# WHAT THE TASK REQUIRES
Copy out all lines where "this" appears.

[Plotting code records]
++++++

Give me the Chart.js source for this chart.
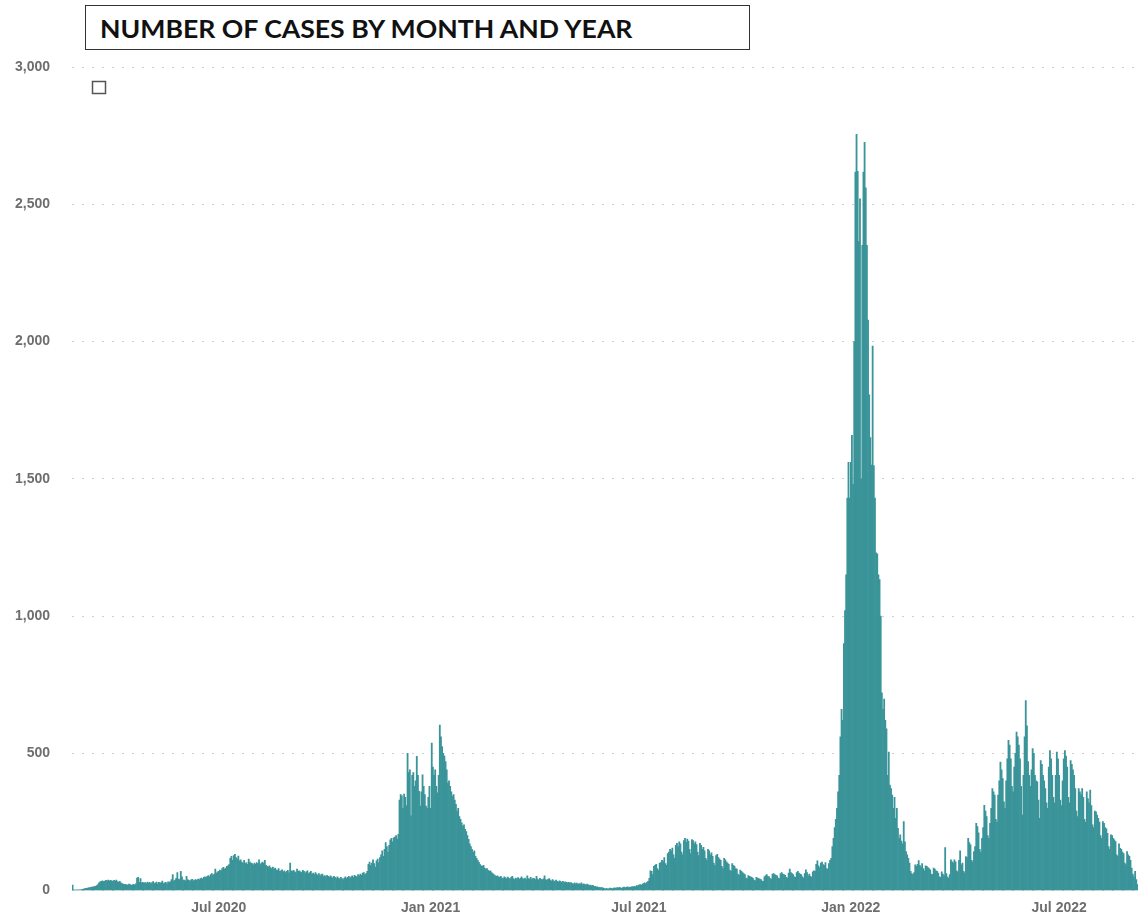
<!DOCTYPE html>
<html>
<head>
<meta charset="utf-8">
<title>Number of cases by month and year</title>
<script src="https://cdn.jsdelivr.net/npm/chart.js@4.4.1/dist/chart.umd.min.js"></script>
<style>
  body { margin: 0; background: #fff; }
  #wrap { position: relative; width: 1138px; height: 921px; }
  #title {
    position: absolute; left: 85px; top: 5px; width: 663px; height: 43px;
    border: 1.5px solid #333; background: #fff;
    display: flex; align-items: center; overflow: hidden;
  }
  #title span {
    margin-left: 14px; white-space: nowrap; transform-origin: left center;
    font: bold 25px Lato, "Liberation Sans", sans-serif; color: #111;
  }
</style>
</head>
<body>
<div id="wrap">
  <canvas id="chart" width="1138" height="921"></canvas>
  <div id="title"><span id="titleText">NUMBER OF CASES BY MONTH AND YEAR</span></div>
</div>
<script>
// daily case counts, one array per month (first day: 25 Feb 2020)
const feb2020 = [20, 3, 2, 2, 3];
const mar2020 = [2, 3, 3, 4, 5, 6, 7, 8, 9, 10, 11, 12, 13, 14, 15, 16, 18, 22, 28, 32, 34, 36, 33, 35, 37, 36, 38, 35, 37, 36, 34];
const apr2020 = [37, 35, 38, 33, 30, 34, 28, 26, 24, 22, 23, 21, 20, 24, 22, 19, 21, 23, 20, 25, 46, 48, 30, 44, 28, 30, 27, 29, 26, 31];
const may2020 = [27, 30, 25, 29, 33, 26, 28, 31, 24, 30, 27, 29, 35, 26, 28, 30, 25, 32, 29, 33, 40, 58, 35, 38, 45, 66, 42, 40, 70, 50, 38];
const jun2020 = [38, 36, 52, 40, 37, 35, 39, 41, 36, 38, 40, 37, 42, 39, 44, 46, 42, 48, 50, 47, 52, 55, 50, 58, 62, 56, 60, 78, 64, 68];
const jul2020 = [70, 75, 72, 80, 85, 78, 82, 88, 90, 95, 118, 125, 110, 128, 132, 120, 115, 126, 108, 112, 104, 100, 110, 98, 102, 96, 115, 104, 100, 98, 94];
const aug2020 = [100, 96, 102, 98, 112, 95, 100, 104, 99, 110, 92, 88, 86, 90, 84, 80, 86, 78, 82, 76, 74, 80, 70, 72, 76, 68, 72, 66, 70, 74, 65];
const sep2020 = [100, 72, 70, 74, 68, 66, 78, 70, 72, 68, 66, 74, 70, 64, 68, 72, 62, 66, 70, 60, 64, 58, 66, 60, 56, 62, 54, 58, 60, 52];
const oct2020 = [55, 50, 56, 52, 48, 54, 50, 46, 52, 48, 44, 50, 46, 42, 48, 44, 40, 46, 50, 44, 48, 52, 46, 50, 54, 48, 56, 52, 50, 58, 54];
const nov2020 = [60, 56, 64, 66, 58, 62, 70, 96, 104, 92, 100, 112, 98, 86, 108, 115, 102, 120, 130, 145, 125, 150, 175, 160, 140, 165, 185, 190, 178, 192];
const dec2020 = [195, 200, 188, 205, 330, 350, 345, 300, 352, 340, 310, 500, 430, 440, 272, 420, 430, 380, 400, 489, 420, 362, 308, 360, 422, 380, 350, 308, 300, 340, 380];
const jan2021 = [300, 537, 450, 420, 440, 380, 356, 420, 603, 560, 525, 500, 490, 470, 440, 392, 400, 380, 360, 344, 350, 330, 314, 290, 300, 270, 260, 247, 235, 240, 223];
const feb2021 = [215, 200, 187, 170, 160, 150, 139, 145, 125, 118, 110, 103, 95, 90, 88, 92, 82, 78, 80, 74, 70, 72, 66, 62, 58, 55, 52, 54];
const mar2021 = [50, 48, 52, 46, 44, 50, 47, 43, 49, 45, 42, 48, 52, 44, 40, 46, 43, 47, 41, 45, 50, 44, 42, 46, 40, 54, 44, 42, 48, 40, 45];
const apr2021 = [44, 40, 52, 42, 38, 45, 41, 39, 43, 54, 40, 37, 41, 44, 38, 35, 40, 36, 33, 38, 34, 31, 36, 33, 30, 34, 29, 32, 30, 28];
const may2021 = [30, 27, 29, 26, 24, 28, 25, 27, 23, 26, 24, 28, 22, 25, 23, 20, 24, 21, 18, 20, 17, 19, 15, 16, 13, 14, 11, 12, 10, 11, 9];
const jun2021 = [7, 6, 8, 5, 7, 9, 8, 6, 9, 10, 8, 11, 9, 12, 10, 8, 11, 13, 10, 12, 14, 11, 13, 12, 15, 13, 16, 14, 18, 17];
const jul2021 = [20, 22, 19, 24, 26, 28, 25, 30, 34, 45, 72, 70, 58, 88, 92, 96, 80, 74, 100, 102, 110, 106, 120, 98, 92, 135, 140, 150, 145, 155, 130];
const aug2021 = [118, 165, 172, 160, 178, 170, 140, 130, 182, 190, 176, 188, 180, 150, 135, 186, 182, 170, 178, 168, 140, 128, 172, 165, 150, 158, 145, 118, 110, 150, 145];
const sep2021 = [130, 138, 125, 100, 92, 128, 132, 120, 115, 110, 88, 80, 118, 112, 105, 100, 96, 75, 70, 98, 92, 88, 80, 78, 60, 56, 75, 70, 66, 62];
const oct2021 = [58, 46, 44, 55, 52, 50, 48, 45, 38, 36, 48, 46, 44, 42, 40, 35, 34, 50, 55, 58, 52, 50, 44, 42, 60, 62, 58, 56, 54, 46, 44];
const nov2021 = [62, 66, 60, 58, 56, 48, 46, 64, 78, 66, 62, 58, 50, 48, 66, 70, 64, 60, 58, 50, 46, 62, 76, 66, 54, 60, 52, 48, 68, 72];
const dec2021 = [70, 96, 108, 90, 84, 100, 104, 95, 92, 102, 80, 78, 98, 110, 118, 160, 190, 230, 260, 300, 360, 420, 560, 660, 620, 900, 1020, 1150, 1430, 1560, 1430];
const jan2022 = [1560, 1658, 1480, 2000, 2617, 2755, 2620, 2364, 2520, 1500, 2350, 2617, 2726, 2560, 2350, 2078, 1806, 1650, 1550, 1983, 1548, 1430, 1230, 1227, 1150, 1133, 1000, 720, 660, 698, 620];
const feb2022 = [589, 420, 505, 384, 372, 348, 300, 340, 263, 300, 227, 190, 203, 180, 170, 251, 178, 142, 130, 118, 100, 70, 62, 58, 66, 94, 88, 96];
const mar2022 = [109, 92, 86, 98, 80, 72, 90, 88, 84, 80, 76, 60, 58, 82, 78, 72, 70, 64, 50, 48, 68, 60, 55, 157, 62, 50, 46, 58, 112, 105, 100];
const apr2022 = [112, 105, 72, 68, 110, 145, 94, 100, 70, 65, 124, 120, 190, 175, 167, 110, 105, 142, 160, 245, 233, 210, 150, 140, 190, 230, 311, 290, 270, 200];
const may2022 = [190, 245, 300, 372, 360, 348, 260, 250, 348, 400, 468, 440, 408, 323, 300, 400, 480, 547, 530, 480, 380, 360, 450, 500, 577, 560, 530, 480, 380, 275, 420];
const jun2022 = [560, 692, 600, 470, 420, 380, 440, 517, 500, 420, 400, 396, 330, 263, 474, 460, 420, 400, 372, 320, 300, 450, 510, 480, 420, 340, 320, 420, 505, 480];
const jul2022 = [420, 330, 310, 400, 480, 510, 490, 450, 340, 320, 474, 460, 440, 420, 372, 290, 270, 372, 360, 350, 372, 340, 260, 250, 360, 335, 320, 366, 310, 240, 230];
const aug2022 = [290, 287, 275, 263, 250, 200, 190, 251, 245, 230, 225, 209, 160, 150, 203, 200, 190, 185, 179, 130, 125, 170, 154, 150, 140, 135, 100, 95, 142, 130, 125];
const sep2022 = [110, 82, 60, 50, 70, 40, 22];

const cases = [].concat(
  feb2020, mar2020, apr2020, may2020, jun2020, jul2020, aug2020, sep2020, oct2020, nov2020, dec2020,
  jan2021, feb2021, mar2021, apr2021, may2021, jun2021, jul2021, aug2021, sep2021, oct2021, nov2021, dec2021,
  jan2022, feb2022, mar2022, apr2022, may2022, jun2022, jul2022, aug2022, sep2022
);

const startDate = Date.UTC(2020, 1, 25);
const days = cases.map((_, i) => new Date(startDate + i * 86400000).toISOString().slice(0, 10));

const tickDates = ["2020-07-01", "2021-01-01", "2021-07-01", "2022-01-01", "2022-07-01"];
const tickLabels = ["Jul 2020", "Jan 2021", "Jul 2021", "Jan 2022", "Jul 2022"];
const yTicks = [0, 500, 1000, 1500, 2000, 2500, 3000];

const tickFont = { family: "'Liberation Sans', Arial, sans-serif", size: 14, weight: "bold" };

// the small empty legend marker in the top-left corner of the plot
const legendMarker = {
  id: "legendMarker",
  afterDraw(chart) {
    const { ctx, chartArea } = chart;
    ctx.save();
    ctx.fillStyle = "#ffffff";
    ctx.strokeStyle = "#555555";
    ctx.lineWidth = 1.5;
    ctx.fillRect(chartArea.left + 20.5, chartArea.top + 14.5, 13, 12);
    ctx.strokeRect(chartArea.left + 20.5, chartArea.top + 14.5, 13, 12);
    ctx.restore();
  }
};

new Chart(document.getElementById("chart"), {
  type: "bar",
  data: {
    labels: days,
    datasets: [{
      label: "Cases",
      data: cases,
      backgroundColor: "#3a9499",
      borderWidth: 0,
      barPercentage: 1,
      categoryPercentage: 1
    }]
  },
  plugins: [legendMarker],
  options: {
    responsive: false,
    animation: false,
    layout: { padding: { top: 67, right: 0, left: 0, bottom: 0 } },
    plugins: {
      tooltip: { enabled: false },
      legend: { display: false }
    },
    scales: {
      x: {
        grid: { display: false, drawTicks: false },
        border: { display: false },
        afterFit: (scale) => { scale.height = 25; },
        ticks: {
          autoSkip: false,
          maxRotation: 0,
          padding: 9,
          color: "#6e6e6e",
          font: tickFont,
          callback: (value, index) => {
            const k = tickDates.indexOf(days[index]);
            return k >= 0 ? tickLabels[k] : null;
          }
        }
      },
      y: {
        min: yTicks[0],
        max: yTicks[yTicks.length - 1],
        afterFit: (scale) => { scale.width = 72; },
        afterBuildTicks: (scale) => { scale.ticks = yTicks.map(v => ({ value: v })); },
        grid: { color: "#cfcfcf", lineWidth: 1, drawTicks: false },
        border: { display: false, dash: [2, 8] },
        ticks: {
          padding: 22,
          color: "#6e6e6e",
          font: tickFont,
          callback: (v) => v.toLocaleString("en-US")
        }
      }
    }
  }
});

// squeeze the title to the width of the original condensed heading
document.fonts.ready.then(() => {
  const t = document.getElementById("titleText");
  t.style.transform = "scaleX(" + (532 / t.offsetWidth) + ")";
});
</script>
</body>
</html>
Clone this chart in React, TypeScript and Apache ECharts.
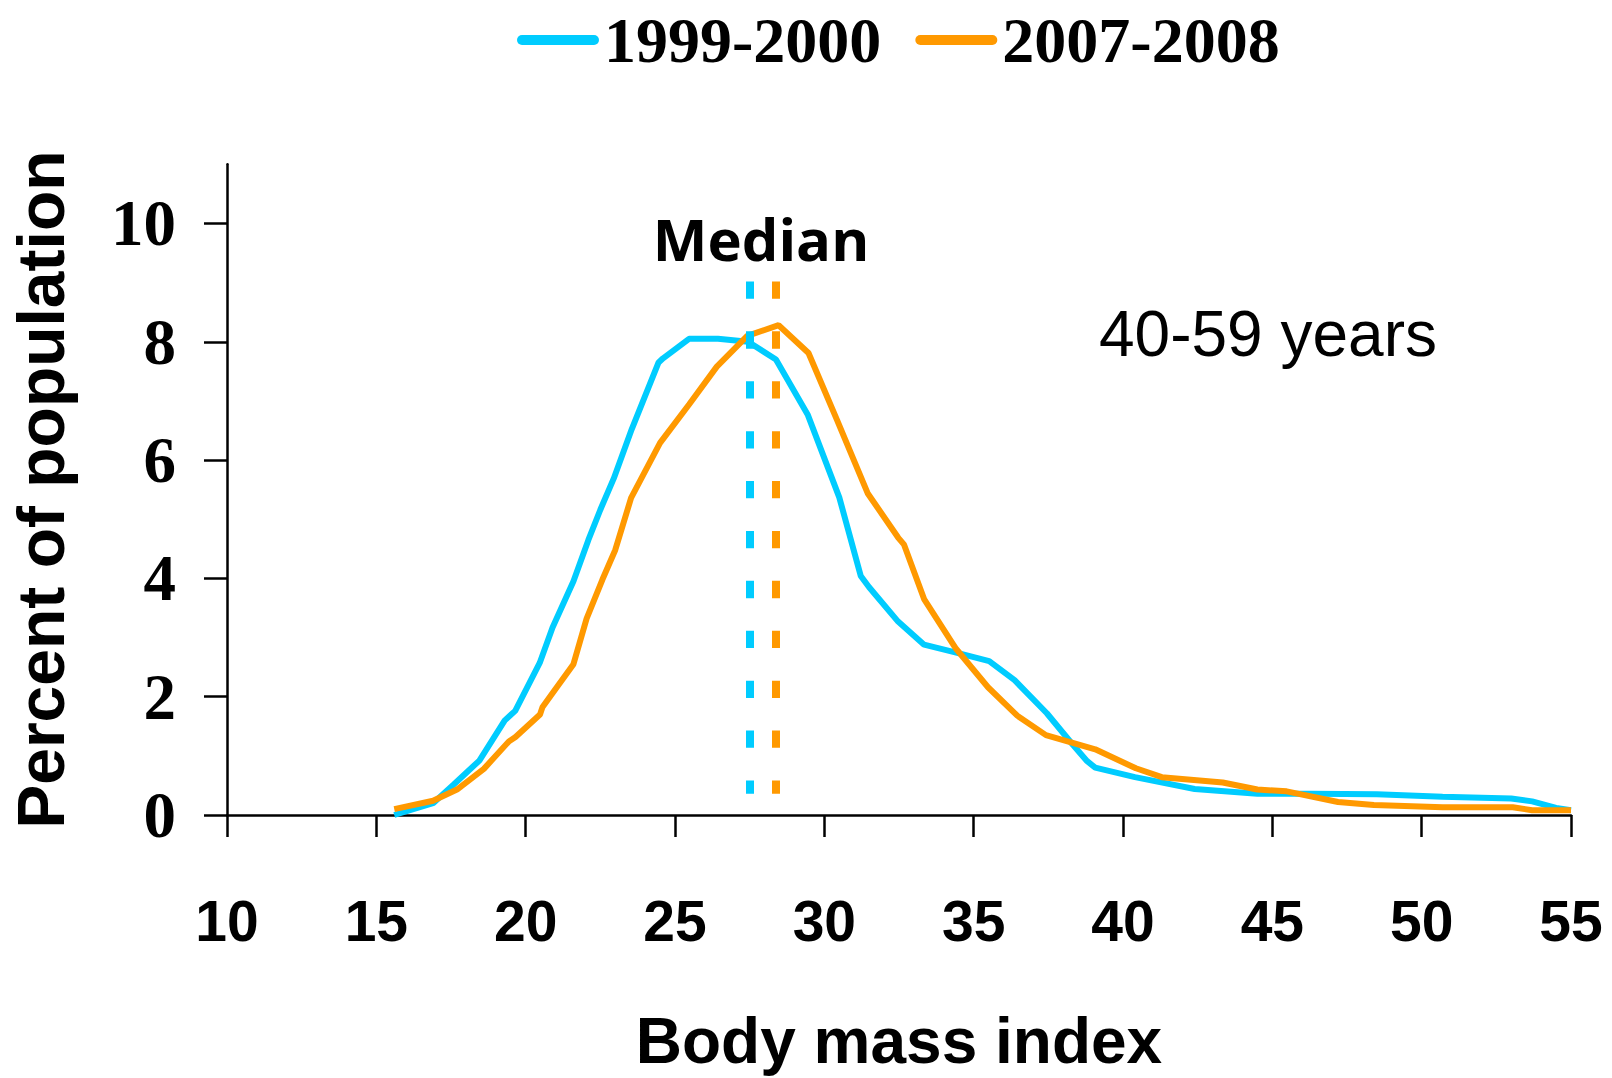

++++++

# EXERCISE ANSWER
Give me the Chart.js source for this chart.
Clone this chart in React, TypeScript and Apache ECharts.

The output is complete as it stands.